It started with a text message. Back in August, Sam Ben-Avraham got a text from Eitan Braham, one of his employees asking if he was interested in buying ailing New York retailer Barneys, which filed for Chapter 11 bankruptcy earlier this year. At the time he was vacationing in Israel, so he slept on it. But when he woke up, it felt absolutely right.

“Walking into Barneys for the first time was my inspiration for the rest of my life,” says Ben-Avraham in his SoHo office. He still remembers that first visit 26 years ago. “It was the one on 17th Street. It was the old building. You walked into the penthouse, there was that super high ceiling, the skylight, and you were just like: ‘Wow.’”

Since making his intentions known earlier this month, Ben-Avraham has found himself embroiled in a bidding war with Authentic Brands Group and Hudson's Bay Company (the Canadian owner of Saks Fifth Avenue).

If ABG's $271.4 million deal goes their way, the plan would be to close all of Barneys' remaining stores, then license out the name to Saks. It sounds like a corporate raid straight out of Oliver Stone's Wall Street (an era where Barneys was at its peak) and would leave many of Barneys' employees out in the cold.

So this past weekend, Ben-Avraham called together a group of friends, employees, and just about anyone he could in a final push to #SaveBarneys, launching a social media campaign to raise awareness around the retailer's current plight. If ABG is the Gordon Gekko of this story, his camp wants to be Bud Fox.

The @savebarneys Instagram pulls together some of the New York institution's most memorable ads throughout the years, as well as a video from “marketing SWAT team” Farrynheight that outlines the current situation while highlighting Barneys' history as a cultural protagonist for the city. In just one weekend, a petition started to curry favor towards Ben-Avraham's mission garnered over 10,000 signatures.

“It's like one of those places that you would buy something that you wouldn't find anywhere. 20 years ago, Barneys used to carry stuff that nobody else carried,” says Ben-Avraham. “It was maybe two stores at the time that pushed the envelope. It was Barneys and Charivari. Two stores that used to take chances.”

And granted, avant-garde boutique Charivari is long gone, but New York's retail scene has also evolved. Rei Kawakubo's Dover Street Market remains a highly relevant destination shop, and Ronnie Fieg's KITH has grown from a cordoned-off section of Ben-Avraham's old ATRIUM chains into a small empire in its own right, replete with a towering SoHo flagship.
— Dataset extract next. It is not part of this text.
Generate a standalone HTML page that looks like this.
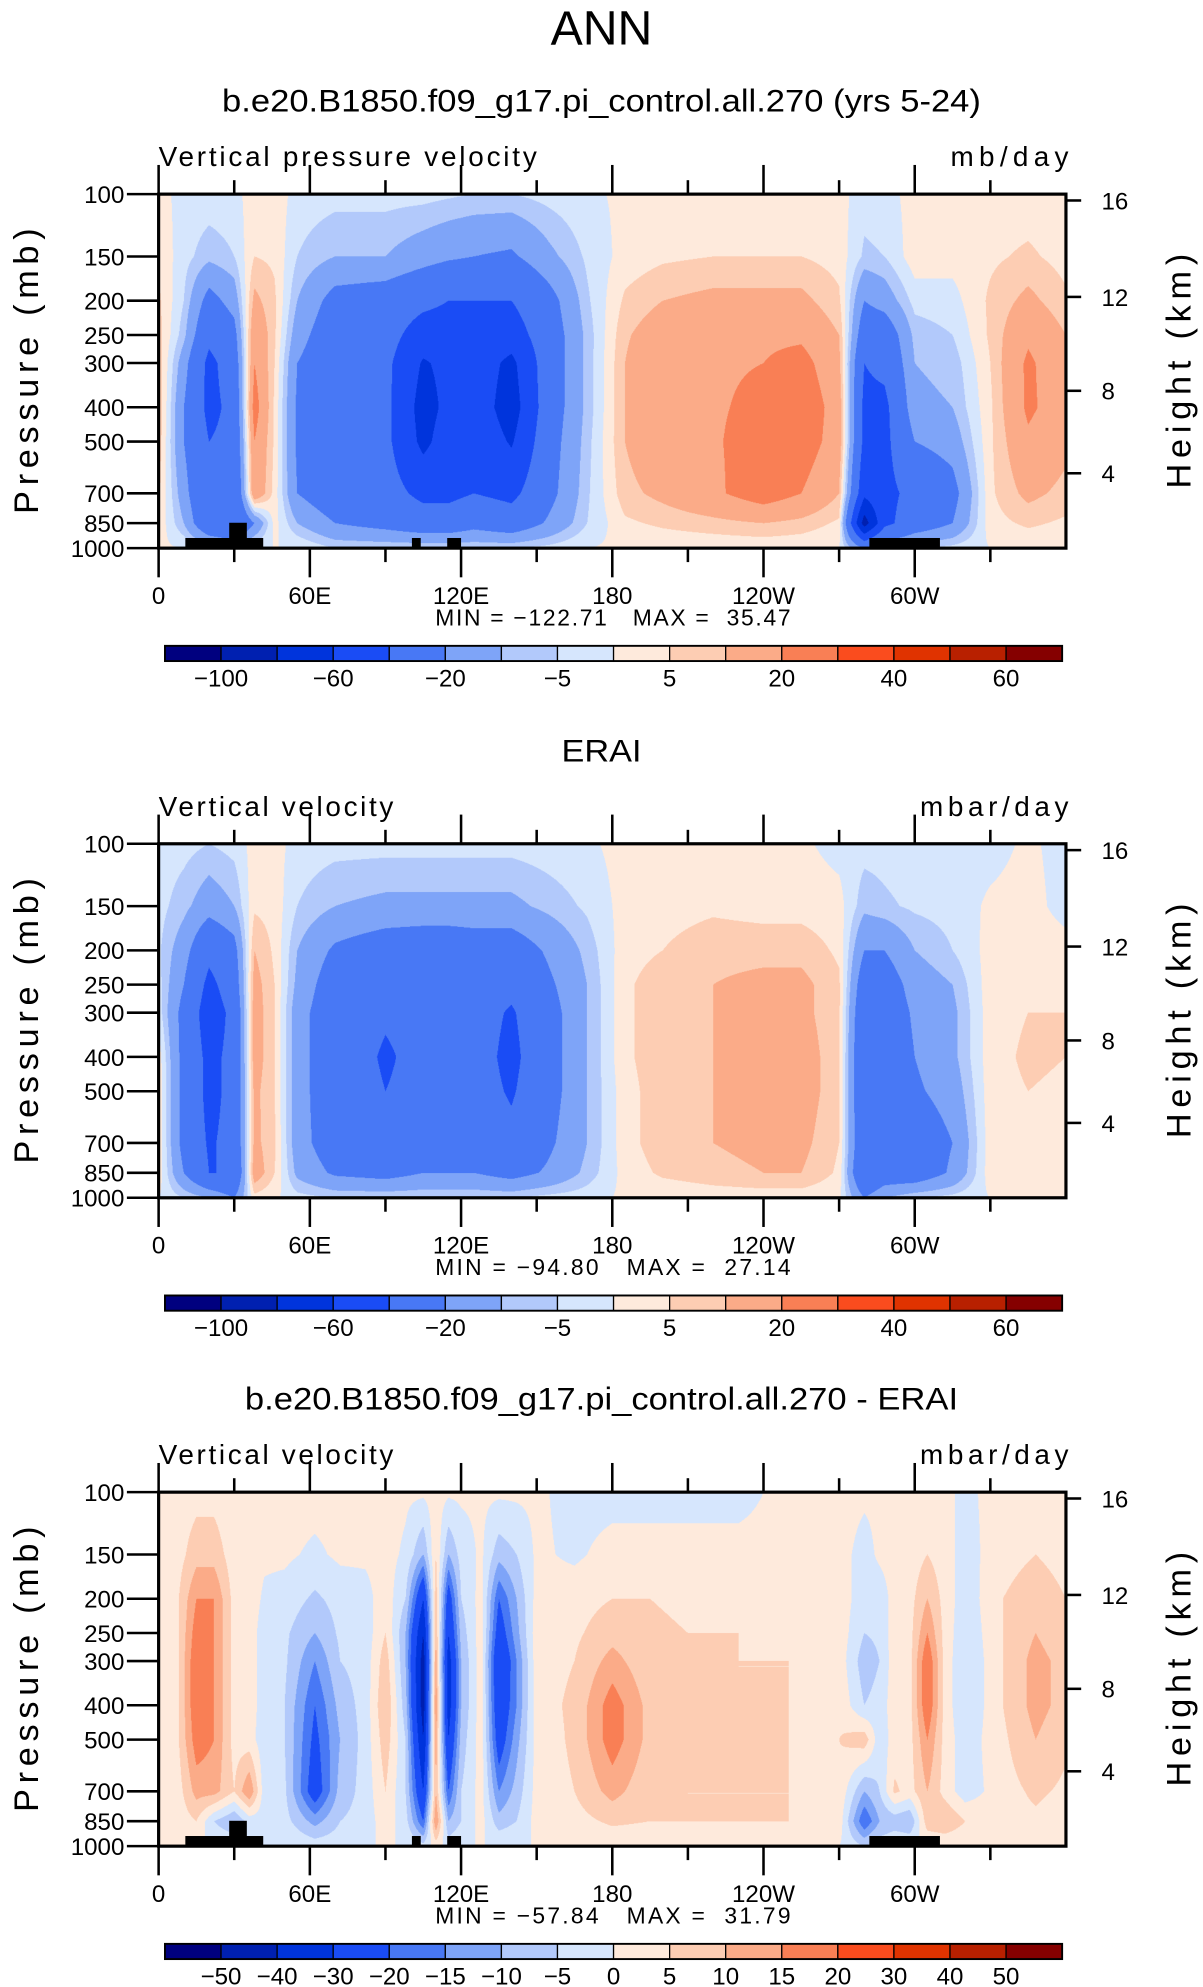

What these stores offer is a distinct point-of-view, something Ben-Avraham says Barneys had in its heyday, but in the past decade has been watered down and made too corporate, much to the detriment of the brand. Part of his plan is to rediscover the retailer's joie de vivre. After all, he's seen the success of building a strong brand with KITH, whose stores carry brands and kicks beyond Ronnie Fieg's imprint.

“Nobody wants to take a chance in corporate America,” he laments. “In a time where everybody is bitching about how ‘retail is dead, nobody's shopping,’ and how can't really bring people to the stores, Ronnie has that ability to be so authentic to who he is and tell a story in such a beautiful way. I got so inspired by being with Ronnie for all those years. It lit a fire up under my ass.”

Ben-Avraham's tenacity may be enough to pull off the deal. Business of Fashion reports that he's raised $100 million in equity and another $200 million in debt from multiple investors, including his brother, real estate developer Uzi Ben-Avraham; billionaire Ron Burkle (who currently invests in Barneys); and fellow fashion industry veterans Andrew Rosen, co-founder of Theory; and Khajak Keledjian, founder of Intermix.

For Ben-Avraham, his fight to save Barneys is bigger than him wanting to win. He genuinely wants to protect what he feels is a “beautiful, legendary institution.” Given who his competition is, the situation feels incredibly dire for him, but also the Barneys employees he also wants to save.

He has until October 22 to put in his new bid, after which the auction for Barneys will be decided on October 24. Already, he's received an outpouring of support from the community whose sentiments seem to align with keeping Barneys as we know it in business. And the petition to save it continues to gain steam. Perhaps Barneys, like any resilient New Yorker, won't be going down that easy.

“This cannot happen to New York City with a brand like this falling into the wrong hands,” he says. “The biggest point in me raising awareness around this was for people to wake up and fight like good New Yorkers.”